Cuando nos mudamos al enorme caserón de Barracas, en 1968, mi madre nos reservó a mi hermano y a mí dos cuartos. Uno era el dormitorio. Nos impuso, en una de sus muchas decisiones sabias, que compartiéramos todo; especialmente, las largas charlas de trasnoche que ella sabía que llegarían más adelante, con la turbulenta adolescencia. Acertó.

El otro ambiente, que era el más grande de la casa y daba al patio antiguo cubierto por la parra de uvas criollas y un jazmín del país, quedó bautizado como el cuarto de juegos, y ahí podíamos, se suponía, hacer lo que quisiéramos. Hasta que un día mamá me encontró dibujando con crayones los controles de una nave espacial imaginaria en una de las altísimas y pesadas puertas que daban al patio. Luego de escuchar atentamente mi descargo, sentenció:

–Muy bien, pero solo pueden dibujar las puertas en el cuarto de juegos.

¿Las paredes también? Las paredes también. Como éramos chicos, muy pronto estábamos viajando a través del universo, cada uno en su consola de control (los paños de vidrio como escotillas), en aventuras imaginarias que todavía puedo rememorar. Con el tiempo, los dinosaurios y varios héroes de historieta fueron cubriendo las paredes de la habitación, reemplazas más tarde por bocetos artísticos y alguna que otra frase que nos había gustado.

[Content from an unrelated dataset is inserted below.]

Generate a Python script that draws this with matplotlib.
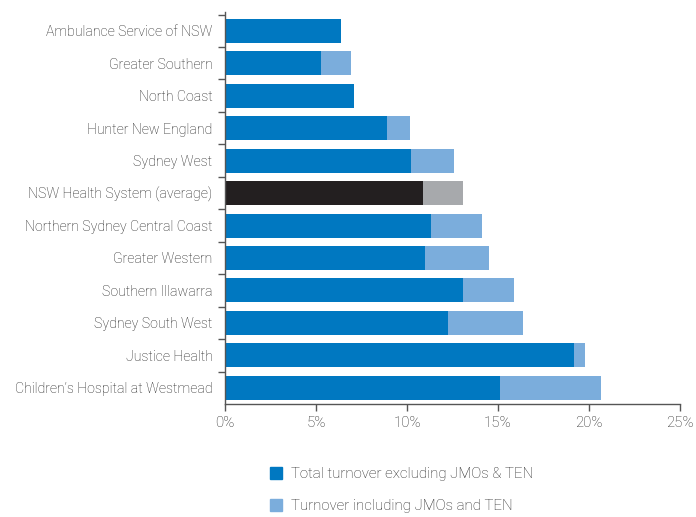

El resto de la casa quedó intocada, y nuestros compañeros de la escuela consideraban que vivíamos en el paraíso, porque nos dejaban dibujar puertas y paredes. No creo que hayamos sido una buena influencia. Pero el cuarto en sí se fue transformando en una metáfora, en una lección y en la materialización de lo que perdemos al crecer. Nos quedamos sin un lugar en el que es posible jugar sin regulaciones.

Muchos años después, cuando compré esa casa y llegó el momento de restaurarla, documenté minuciosamente cada pared y cada puerta. No eran solo fotos de la infancia ida, cuyos trazos se habían desgastado con las décadas. Más bien, sentí que aquella decisión de mamá, la de concedernos un lugar en el que podíamos ser todo lo salvajemente expresivos que se nos diera la gana, me había permitido preservar en mi interior un lugar sin límites.

Ese cuarto me encontró escribiendo mis primeras historias en los cuadernos que sustraía del bazar de mi abuelo Torres, a los 10 años, y pasé de viajar en la nave imaginaria a fundar mi universo y poblarlo de personajes. Tuve un día mi propio escritorio y rumié durante años un plan de vida, hasta que todos los planes se hicieron pedazos, y si algo me ayudó a reencontrar el rumbo fue ese cuarto sin techo en el que con mi hermano viajábamos hasta el infinito y más allá. Escribí entonces mi primera novela, de la que no me enorgullezco y que no publicaría, pero que, en medio de esas paredes llenas de dibujos infantiles, fue mi escalera para volver a recuperar ese buen espacio de cielo que Proust recomendaba nunca perder. Gracias, mami.